Il ne faut jamais s’habituer au terrorisme


Barcelone. 16 morts, des dizaines de blessés. Les chaines d’info en continu parlent beaucoup mais ne disent rien. Les réseaux sociaux se remplissent de bougies et de larmes virtuelles. Les mêmes que celles pour Paris, Nice, Bruxelles, Londres, Manchester et toutes les villes ensanglantées par le terrorisme. En Europe ou ailleurs.

Ces bougies et ces larmes virtuelles sont devenues un réflexe, presque une habitude. A chaque attentat, les mêmes images, le même pathos, les mêmes bons sentiments. Les mêmes peurs aussi. Des peurs qui font désormais partie de nos vies. Bientôt elles feront partie de notre être. Indissociables de qui nous sommes. A la vue d’une voiture, d’un voile, d’une barbe, d’une peau légèrement basanée, d’une chevelure un peu trop frisée.

Il ne faut jamais s’habituer au terrorisme. S’habituer c’est accepter. Et le terrorisme n’est en aucun cas acceptable. Il doit être combattu, inlassablement, partout où il se trouve. Partout où il pourrait se trouver. Ses parrains, tout comme ses instruments, doivent être pourchassés, arrêtés, neutralisés, d’une façon ou d’une autre. Les largesses et les cadeaux de ses argentiers doivent être refusés, nettement, clairement, sans ambages et sans chichis. Ces gens-là sont des salauds, des assassins par procuration. Qui s’acoquine avec eux ne vaut pas mieux qu’eux.
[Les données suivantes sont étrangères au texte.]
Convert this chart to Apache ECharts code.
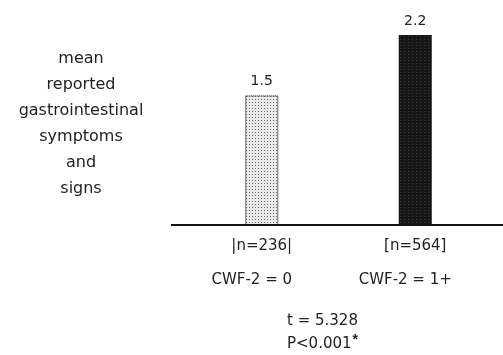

S’habituer c’est banaliser. Un meurtre n’est jamais banal. La disparition soudaine, brutale, violente, d’un être cher ne peut pas, ne doit pas, faire partie de l’ordinaire. Comme c’est le cas pour la Syrie, ou l’Irak, ou la Libye, ou tant d’autres pays. Qui pleure encore pour ces pays-là? Qui allume encore des bougies pour ces hommes, ces femmes et ces enfants que les jihadistes y assassinent? Ne sont-ils pas relégués aux dernières pages des nouvelles du soir? Ne sont-ils plus que de vagues statistiques dont personne ne se souvient?

S’habituer c’est devenir peu à peu indifférent. Indifférent aux autres et à soi. Indifférent à notre besoin fondamental, à notre droit inaliénable, d’aller et de venir librement. De sortir de chez nous sans craindre qu'une voiture-bélier vienne nous faucher. C’est devenir indifférent aux principes de liberté et de tolérance. A ceux du vivre ensemble. Quel vivre ensemble est possible quand la peur et la méfiance font partie de notre quotidien?

S’habituer c’est aussi et surtout se soumettre. Se soumettre à ceux qui nous tuent ou qui veulent nous tuer. Simplement parce que nous ne sommes pas comme eux, parce que nous ne pensons pas comme eux, parce que nous ne croyons pas aux mêmes choses qu’eux. C’est se soumettre à la terreur qu’ils veulent incruster en chacun de nous. C’est leur donner la preuve qu’ils ont réussi. C’est les encourager à continuer.

S’habituer au terrorisme c’est le déclarer vainqueur, c’est nous déclarer vaincus. Et aucun état d’urgence, aucune mesure sécuritaire, aucun étalage de force ne changera en rien notre défaite. Une défaite annoncée si nous ne nous réveillons pas et exigeons de nos dirigeants de fermer les robinets qui arrosent le jihadisme, d’assécher les sources qui l’irriguent. Ces sources sont connues, est-il encore besoin de les nommer?

Quand un attentat a lieu quelque part, aussi loin que soit ce quelque part, il arrive en bas de chez nous. Les terroristes ne font pas la différence entre Bagdad et Barcelone, pourquoi devrions-nous? Le jour où nous verrons chaque victime comme un parent ou un ami, le jour où nous serons tous solidaires avec ceux qui se battent les armes à la main contre les jihadistes, sera le jour où nous pourrons commencer à espérer vaincre le terrorisme.